The solar cycle is a period of sun’s magnetic activity that has a rough span of eleven years. The observation is based on studies of the Sun’s ‘flare spots’ or sunspots. According to scientists, the last solar flare began in December 2019.
Previously, the last big flare was observed in 2012. According to science.com, Doug Biesecker, Solar physicist at NOAA space weather prediction centre, said, “Solar cycle 25 will reach a peak sunspot number of 115 in July of 2025,” noting that a particularly active solar cycle usually sees a peak sunspot number over 200.
He believes the new cycle will be calmer than the previous one. The solar cycle is an important field of study because it helps understand space weather better. Studying and understanding events like eruptions, solar flares and coronal mass ejections in the space can actually affect us. Power grids, satellites, GPS, airlines, rockets and space exploration are all affected by solar flares.

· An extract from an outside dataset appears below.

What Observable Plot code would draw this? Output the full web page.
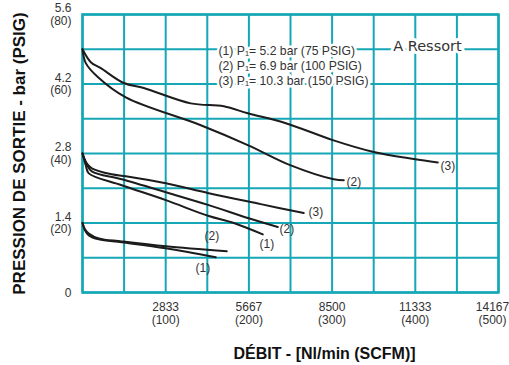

Even though the official beginning was in 2019, due to the Sun’s being so variable, the prediction panel announced the predictions for the cycle on Tuesday. According to the prediction, Solar Cycle 25 will be much like the one that lasted these past 11 years. The Solar maximum, which is described as peak activity, will likely occur in July 2025. These ‘peak’ eruptions or flare can disrupt communication activities on Earth.
However, despite being predicted as generally ‘calm’, Solar Cycle 25 should not be considered as completely harmless. According to Biesecker, the Sun’s activities have a great impact on us. The last major storm in 2012 missed colliding with Earth very closely. He also compared the flares season to storm season. He says even if all storms don’t touch the land, those that do can have devastating effects.
As mentioned earlier, a lot of human activities can get affected by solar flares. Therefore scientists, like Biesecker’s teams, have an important task of tracking and predicting any future interruptions.
During this Solar Cycle, the sun will transform from calm to intense to active seasons. Therefore, there won’t be uniform flares throughout the 11-year period.